In family law, more so than in any other area of law, the way your client presents drastically impacts the case outcome. Divorce and custody trials are short; the judge relies on the believability and likeability of the parties and a few facts and the opinion of a child evaluator (which also hinges on how the client presents). Therefore, the way a client testifies is often central to the outcome of a divorce case. Traditional witness preparation focuses on facts the client should know, topics
to avoid, where to look when talking, and how to dress. When a client comes across as anxious, depressed, a victim, angry, or bitter, traditional witness preparation often fails to correct or address these behaviors. Telling a nervous witness to "slow down" may work for a short period, but their nerves will get the better of them, and they will inevitably speed
back up.

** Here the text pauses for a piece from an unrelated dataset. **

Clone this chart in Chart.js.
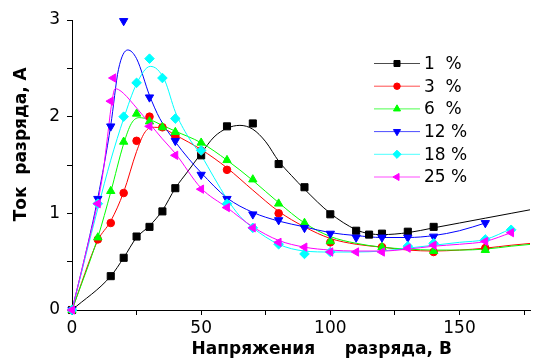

Unless we delve into why the witness feels anxious and reframe their mindset to bring down the anxiety, they will be incapable of testifying any differently. The key to effective witness preparation is to work on altering the witness' internal emotional state, thereby allowing them to testify in a manner that is consistent with winning their case. First, I work with the client and the attorney to uncover the root cause of their emotions. By reframing their story, the client's emotions shift. This shift impacts the way the client presents. Although the client would need an analyst or psychotherapist to create long-term changes, the work we do together will last long enough to make it through a hearing, child evaluation, deposition, or trial and have a tangible impact on the result.